The Missed Early Warning Signs
Something Was Already Happening
Most people imagine a health crisis arriving without warning. One moment everything is fine and the next it is not. But research is telling a different story. In the majority of serious cardiovascular events, the body had already been sending signals. Subtle ones. Easy to dismiss. The kind that get chalked up to stress, aging, or a bad night of sleep. The crisis did not appear out of nowhere. It arrived after a period of quiet warning that most people never recognized for what it was. Understanding that gap between signal and awareness is one of the most important conversations in healthcare today.

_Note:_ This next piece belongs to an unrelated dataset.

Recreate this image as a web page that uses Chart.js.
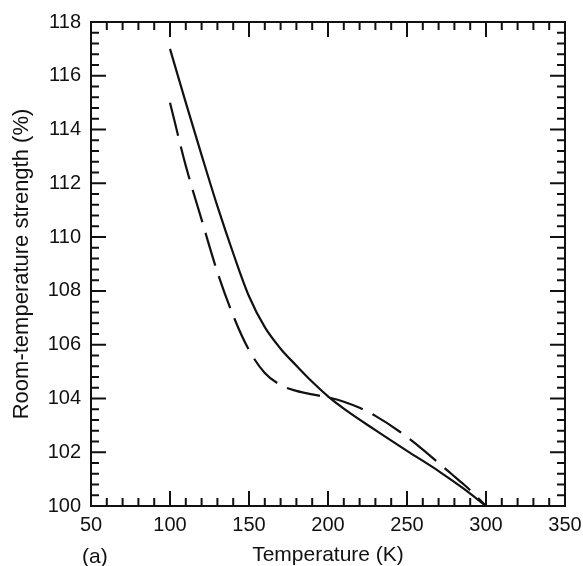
<!DOCTYPE html>
<html>
<head>
<meta charset="utf-8">
<script src="https://cdn.jsdelivr.net/npm/chart.js@4.4.1/dist/chart.umd.min.js"></script>
<style>
  html, body { margin: 0; padding: 0; background: #fff; }
  #wrap { width: 583px; height: 566px; }
</style>
</head>
<body>
<div id="wrap"><canvas id="chart" width="583" height="566"></canvas></div>
<script>
  // solid curve
  var tempSolid = [100, 110, 120, 130, 140, 150, 160, 170, 180, 190, 200, 210, 230, 250, 270, 285, 300];
  var strengthSolid = [117.0, 115.0, 113.05, 111.15, 109.4, 107.8, 106.65, 105.85, 105.22, 104.62, 104.08, 103.62, 102.82, 102.05, 101.3, 100.68, 100.0];

  // dashed curve
  var tempDashed = [100, 110, 120, 130, 140, 150, 160, 170, 180, 190, 200, 210, 220, 230, 245, 260, 271, 278, 286, 293, 300];
  var strengthDashed = [115.0, 112.65, 110.65, 108.7, 107.08, 105.8, 104.95, 104.5, 104.28, 104.15, 104.04, 103.88, 103.65, 103.35, 102.78, 102.1, 101.55, 101.2, 100.8, 100.42, 100.0];

  var xMin = 50, xMax = 350, xMajor = 50, xMinor = 10;
  var yMin = 100, yMax = 118, yMajor = 2, yMinor = 0.4;

  var INK = "#111";
  var FONT = "'Liberation Sans', Arial, Helvetica, sans-serif";

  function toPoints(xs, ys) {
    return xs.map(function (x, i) { return { x: x, y: ys[i] }; });
  }

  // frame + inward ticks on all four sides
  var frameTicks = {
    id: "frameTicks",
    afterDatasetsDraw: function (chart) {
      var ctx = chart.ctx, a = chart.chartArea;
      var xs = chart.scales.x, ys = chart.scales.y;
      ctx.save();
      ctx.strokeStyle = INK;
      ctx.lineWidth = 2;
      ctx.strokeRect(a.left, a.top, a.right - a.left, a.bottom - a.top);
      ctx.beginPath();
      var n = Math.round((xMax - xMin) / xMinor);
      for (var i = 0; i <= n; i++) {
        var v = xMin + i * xMinor;
        var px = xs.getPixelForValue(v);
        var len = (Math.abs(v % xMajor) < 1e-6) ? 15 : 8;
        ctx.moveTo(px, a.bottom); ctx.lineTo(px, a.bottom - len);
        ctx.moveTo(px, a.top); ctx.lineTo(px, a.top + len);
      }
      var m = Math.round((yMax - yMin) / yMinor);
      for (var j = 0; j <= m; j++) {
        var w = yMin + j * yMinor;
        var py = ys.getPixelForValue(w);
        var r = (w - yMin) / yMajor;
        var len2 = (Math.abs(r - Math.round(r)) < 1e-6) ? 15 : 8;
        ctx.moveTo(a.left, py); ctx.lineTo(a.left + len2, py);
        ctx.moveTo(a.right, py); ctx.lineTo(a.right - len2, py);
      }
      ctx.stroke();
      // panel tag
      ctx.fillStyle = INK;
      ctx.font = "21px " + FONT;
      ctx.textBaseline = "middle";
      ctx.textAlign = "left";
      ctx.fillText("(a)", a.left - 9, 557);
      ctx.restore();
    }
  };

  Chart.defaults.font.family = FONT;
  Chart.defaults.color = INK;

  new Chart(document.getElementById("chart"), {
    type: "line",
    data: {
      datasets: [
        {
          label: "solid",
          data: toPoints(tempSolid, strengthSolid),
          borderColor: INK,
          borderWidth: 2.2,
          pointRadius: 0,
          cubicInterpolationMode: "monotone",
          fill: false,
          clip: false
        },
        {
          label: "dashed",
          data: toPoints(tempDashed, strengthDashed),
          borderColor: INK,
          borderWidth: 2.2,
          borderDash: [34, 11],
          pointRadius: 0,
          cubicInterpolationMode: "monotone",
          fill: false,
          clip: false
        }
      ]
    },
    options: {
      responsive: false,
      animation: false,
      layout: { padding: { top: 22, right: 18, left: 0, bottom: 0 } },
      plugins: { legend: { display: false }, tooltip: { enabled: false } },
      scales: {
        x: {
          type: "linear",
          min: xMin, max: xMax,
          grid: { display: false, drawTicks: false },
          border: { display: false },
          ticks: { stepSize: xMajor, padding: 7, font: { size: 20 }, color: INK, maxRotation: 0 },
          title: { display: true, text: "Temperature (K)", font: { size: 21, lineHeight: 1 }, padding: { top: 0, bottom: 0 }, color: INK },
          afterFit: function (s) { s.height = 60; s.paddingRight = 0; s.paddingLeft = 0; }
        },
        y: {
          min: yMin, max: yMax,
          grid: { display: false, drawTicks: false },
          border: { display: false },
          ticks: { stepSize: yMajor, padding: 10, font: { size: 20 }, color: INK },
          title: { display: true, text: "Room-temperature strength (%)", font: { size: 22, lineHeight: 1 }, padding: { top: 11, bottom: 0 }, color: INK },
          afterFit: function (s) { s.width = 91; s.paddingTop = 0; s.paddingBottom = 0; }
        }
      }
    },
    plugins: [frameTicks]
  });
</script>
</body>
</html>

The Cost of Missing the Signal
When warning signs go unrecognized, the response that follows is almost always reactive. And reactive care carries a price that extends far beyond the initial emergency. Hospital admissions, intensive interventions, extended rehabilitation, and long term support services all follow a crisis that may have been building quietly for weeks or months beforehand. Medicare spends hundreds of billions of dollars annually responding to events that in many cases were preceded by detectable signals. The financial weight of a single missed warning can ripple through a family for years. The cost is not only medical. It reshapes finances, routines, and long term stability in ways that are difficult to recover from.

What the Research Actually Shows
The data on this is striking. A 2023 study published in The Lancet Digital Health by researchers at Cedars-Sinai found that approximately half of patients with sudden cardiac arrest had symptoms in the hours, days, or weeks before their event. Of those who experienced warning signs, only 19 percent called for emergency help before collapsing. The ones who did act on their warning signs had more than five times higher survival rates than those who did not. Five times. From the same warning signs. The difference was not the signal. It was whether anyone recognized it in time to act. The World Heart Federation adds even more weight to this picture. An estimated 80 percent of cardiovascular disease, including heart disease and stroke, is preventable. The gap between what is possible and what is actually happening is not a medical gap. It is an awareness gap.
The Window That Still Exists
The research does not tell a hopeless story. It tells an actionable one. If warning signs are present before most serious cardiac events, then the window for earlier awareness is real. Continuous monitoring and connected health tools make it possible to observe patterns and changes over time that a single annual appointment was never designed to catch. The goal is not to create fear or replace medical care. It is to support the kind of steady, informed awareness that helps individuals and families recognize when something may be worth paying attention to. The window exists. Earlier awareness is what keeps it open long enough to act.

The Foundation's Role in Closing the Gap
The Joe and Emmy Liu Foundation exists to make that awareness free and accessible to every family that needs it. Our mission is rooted in the belief that proactive monitoring and early warning education can help shift healthcare from reactive to proactive, potentially reducing unnecessary Medicare costs and supporting better outcomes for older adults and the families who love them. No medical advice. No products. Just free education for families who want to stay closer to their loved ones, no matter the distance.